Memory Network with Pixel-level Spatio-Temporal Learning for Visual Object Tracking
Zechu Zhou,Xinyu Zhou,Zhaoyu Chen,Pinxue Guo,Qian-Yu Liu,Wenqiang Zhang
DOI: https://doi.org/10.1109/tcsvt.2023.3272319
IF: 5.859
2023-01-01
IEEE Transactions on Circuits and Systems for Video Technology
Abstract:Making full use of temporal and spatial information is critical to cope with the appearance changes of objects in visual object tracking. However, existing methods in the tracking field, which employ a memory network at frame level to learn this information, bring redundancy and cannot build long-term relationships among historical frames due to the limited memory size.
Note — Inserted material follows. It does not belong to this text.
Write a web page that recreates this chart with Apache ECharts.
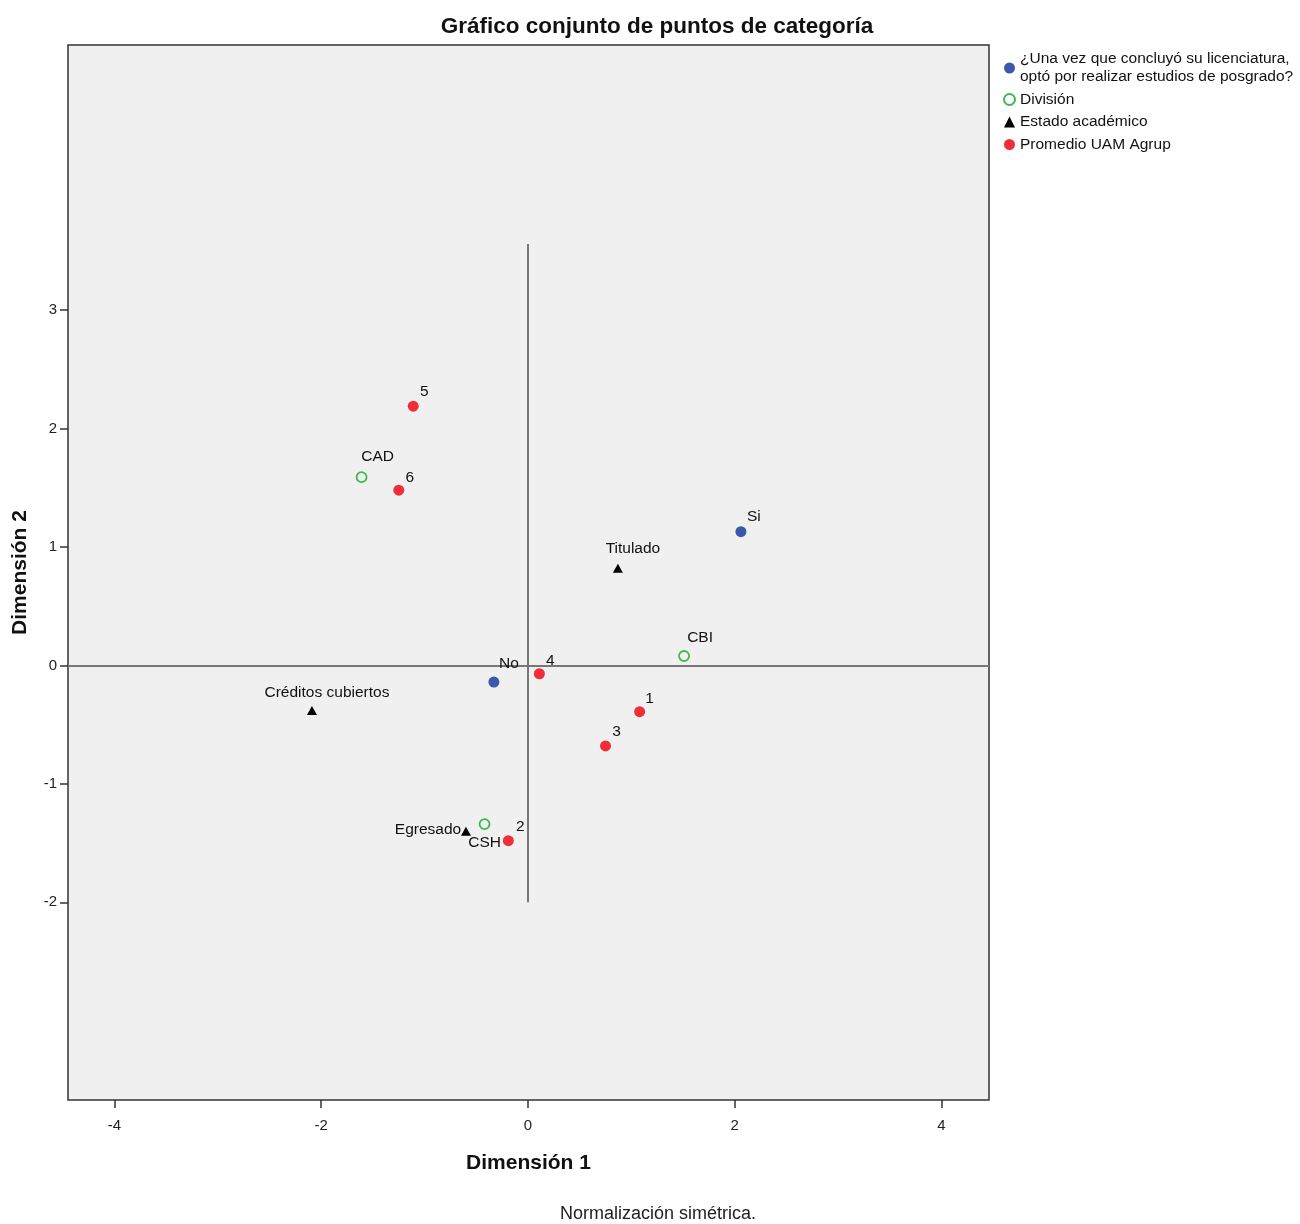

In this paper, we propose a novel memory network, Pixel-level Spatio-Temporal Memory (PSTM), which organizes object features in an efficient way to leverage temporal and spatial context information. Specifically, PSTM is constructed and updated by a memory writer, which includes a pixel-level updating strategy to maintain the temporal consistency and dynamically memorize the noteworthy variations. Furthermore, in order to exploit relationships between the object and search region and precisely estimate the state of the object, we propose a memory reader, Pixel-wise Matching and Refinement module (PMR), and model spatial context without a complex manual-designed mechanism. Comprehensive experiments and comparisons on challenging large-scale benchmarks, including GOT-10k, TrackingNet, LaSOT, OTB2015, VOT2020, and NfS, have demonstrated the effectiveness of our proposed method, which performs favorably against state-of-the-art trackers.
engineering, electrical & electronic